Film director Darren Bousman at SDCC 2009 with Radical Comics

=== Released films ===

- Oblivion (2013): Director Joseph Kosinski (Tron: Legacy) brought this original concept to Radical and is now a major motion picture co-written and directed by Kosinski, and produced and released by Universal Pictures, based on the never published illustrated novel. It stars Tom Cruise, Olga Kurylenko, Andrea Riseborough, Morgan Freeman, Melissa Leo, Zoë Bell, and Nikolaj Coster-Waldau. Regarding the status of the never released illustrated novel, Kosinski told Empire Magazine "I don't have any plans to do it right now. To me it's feels like it's in the rear-view mirror, you know? It's like part of the development process. The film is the end result. But never say never. Maybe at some point it will be fun to go back and show the steps and the journey."
- Hercules (2014): Director Brett Ratner is attached to produce and direct. A co-production of Radical Studios, MGM and Paramount Pictures. The script is written by Evan Spiliotopoulos and Ryan Condal based upon the comic series created by Radical Publishing and written by Steve Moore. The lead role has been cast with Dwayne "The Rock" Johnson. Aksel Hennie is cast in the role of Tydeus. Rufus Sewell is cast as Autolycus. Ian McShane has been cast as Amphiarus, part priest, part prophet and part warrior who is Hercules' counselor. Also joining are Joseph Fiennes, John Hurt and Rebecca Ferguson.
- Abattoir (2016): Darren Lynn Bousman is attached to write and direct a film based on the 6-issue miniseries).
- The Last Days of American Crime (2020): In 2009, Sam Worthington was originally attached to produce and star in The Last Days of American Crime. In 2013 it was announced that Worthington was no longer involved with the project. The film was ultimately made with Édgar Ramírez in the lead role and directed by Olivier Megaton.

=== Films in development ===

- Freedom Formula: Ghost of the Wasteland: Bryan Singer has been attached to direct, with production through Singer's Bad Hat Harry Productions. The rights to the film adaptation are licensed to New Regency Productions.
- Shrapnel: Len Wiseman (Underworld) has been attached to direct and produce a film adaptation, but dropped out. Hilary Swank will star and produce the movie with Sean Daniel and Radical Pictures from a script by Toby Wagstaff.
- Damaged: Sam Worthington and John Schwarz will star in the film adaptation with Worthington producing.

== Publishing ==

Radical Comics logo

The company launched its first comic titles, Hercules and Caliber, in May 2008 as 5-issue mini-series and debuted as the #7 comic book company in North American comic book shops in market share based on a monthly report by ICV2. Rather than the superheroes typical of Marvel and DC Comics, Radical's titles focus on retellings of iconic fictional characters, mythology, science fiction, fantasy, horror, historical fiction, supernatural themes, and genre-based crime. Radical releases comics first as miniseries, and then combines these miniseries into paperback collections. Radical's strategy in the comic book business is to create properties that feature painted art and "great stories that will appeal to the fans and the marketplace as a whole." Many of Radical's titles are published in a larger 48-page form, rather than the industry standard 22-page format. Radical comics are distributed in both mass market stores and specialized comic book shops. by Diamond Comic Distributors of North America. At one point Radical had a distribution deal for mass market stores in the United States and Canada by Random House. However, the company rejoined Diamond Comic Distributors in 2011. As of 2012, Radical has published 20 different titles and is currently distributed by Diamond Comic Distributors. Currently, Radical has not released any new comics or graphic novels since the release of Damaged issue 5 on February 1, 2012. The final issue of Damaged has since been cancelled.
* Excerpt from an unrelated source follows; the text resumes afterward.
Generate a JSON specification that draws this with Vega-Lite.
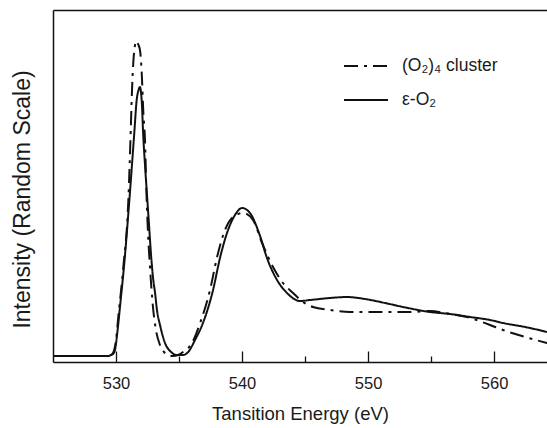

The company has released a number of titles:
- Hercules (by Steve Moore):
  - The Thracian Wars, a 5-issue limited series
  - The Knives of Kush, a 5-issue limited series, with Cris Bolsin
- Caliber
- City of Dust by Steve Niles, Zid and Brandon Chng
- Shrapnel by Mark Long, Nick Sagan, M. Zachary Sherman and Bagus Hutomo
- Hotwire: Requiem for the Dead by Warren Ellis and Steve Pugh
- FVZA: The Federal Vampire and Zombie Agency by David Hine
- Incarnate by Nick Simmons
- Legends: The Enchanted by Nick Percival.
- Aladdin: Legacy of the Lost by Dave Elliott, Ian Edginton, Patrick Reilly and Stjepan Sejic
- The Last Days of American Crime by Rick Remender and Greg Tocchini
- After Dark created by Antoine Fuqua & Wesley Snipes, written by Peter Milligan and illustrated by Jeff Netrup

===Reprints===
They also used to collect and reprint works previously published elsewhere:
- Cholly and Flytrap by Arthur Suydam
- The Lords of Misrule by John Tomlinson, Dan Abnett, Steve White, Gary Erskine and Peter Snejbjerg, recoloured by J. M. Ringuet

== Awards ==
Radical received the 2008 Diamond Gem Award for New Comic Book Publisher of the Year from Diamond Comic Distributors. Diamond Comic Distributors is recognized as the premier comic book distributor in North America. The awards are voted on by the comic book store retailers, and are based on the overall impact of the publisher on the industry, taking into account sales performance, quality and creativity.

Legends: The Enchanted won the HorrorNews Net award for Best Original Graphic Novel 2010.

Legends: The Enchanted was nominated for an Eagle Award for Favourite Single Story 2010.

==Legal==
In July 2009, it was reported that Elliott had filed a lawsuit against Radical Publishing's parent company, Blatant Entertainment. The lawsuit cited disagreements over unpaid wages, as well as contract and copyright disputes as reasoning behind the action.

In early 2010, Radical Publishing had to halt publication of Nick Simmons' series Incarnate following accusations of plagiarism.